I have a large group of records which were entered with trailing garbage, in
the form of superfluous \n.
The main problem this has caused, other than the obvious one, is that the
record in question is being used as a primary key, so some duplicates have
slipped through. I assumed a simple statement like:
SELECT url
FROM sites
WHERE url ~ url || '\\s+'
...would allow me to find all the duplicate-but-not-quite records.
While this concatenation works with the LIKE directive (ie LIKE url || '%'),
postgresql barfs on it in a regexp with the error:
ERROR: Unable to identify an operator '||' for types 'bool' and 'unknown'You will have to retype this query using an
explicitcast
Encapsulating the concatenation in brackets leads the query parser to stop
bleating. I presume this is simply a limitation in the parser's ability to
make inferences about regexps vs.
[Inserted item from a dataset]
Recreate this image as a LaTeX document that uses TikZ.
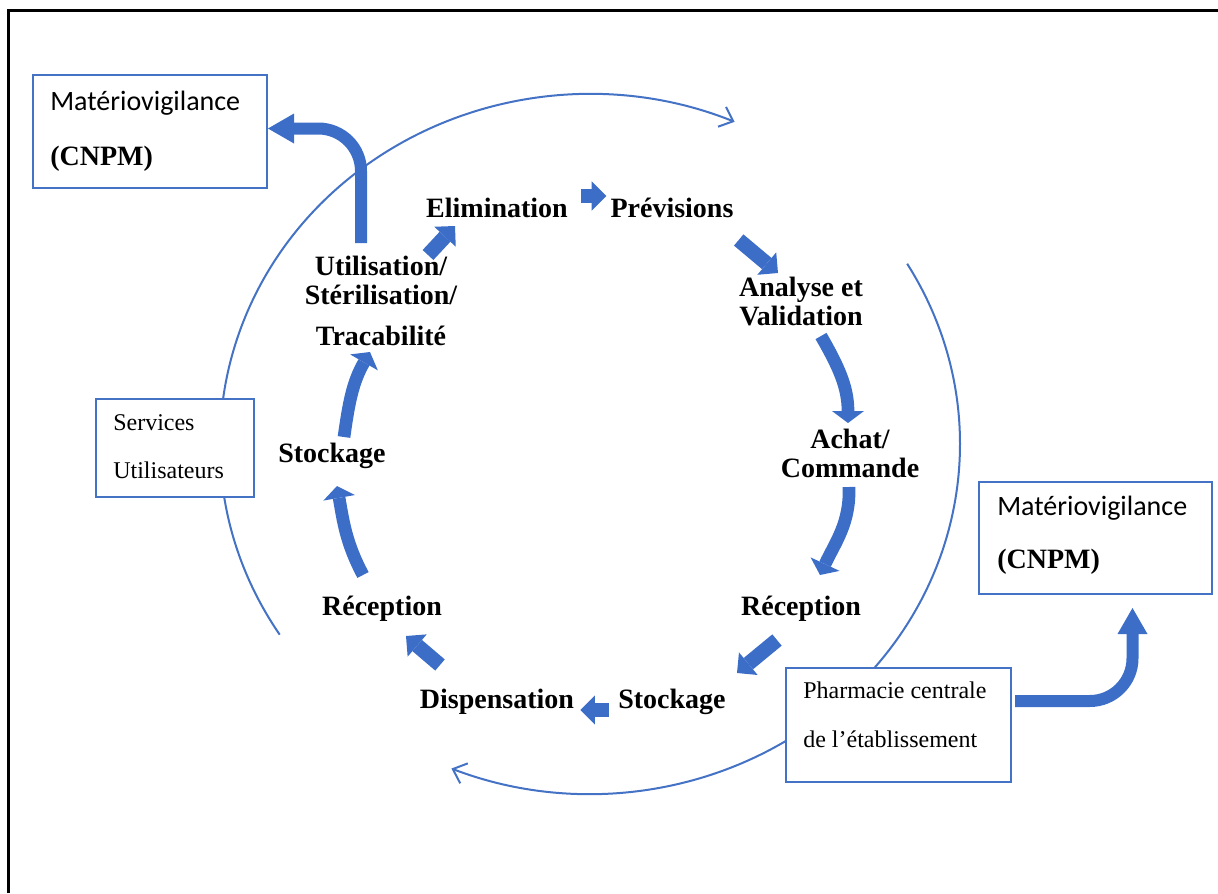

LIKEs.
The other aspect of this is that it seems that postgresql's regexp engine
doesn't understand some expected regexps; I've tried both escaped and
unescaped versions of, eg \w, \s, \n and so on a pg seems to ignore them.
Am I exceeding the capabilities of the regexp parser?
--
Rodger Donaldson rodgerd@diaspora.gen.nz
I just had this vision of a young boy cowering in terror, whispering:
"I see dumb people" -- Steve VanDevender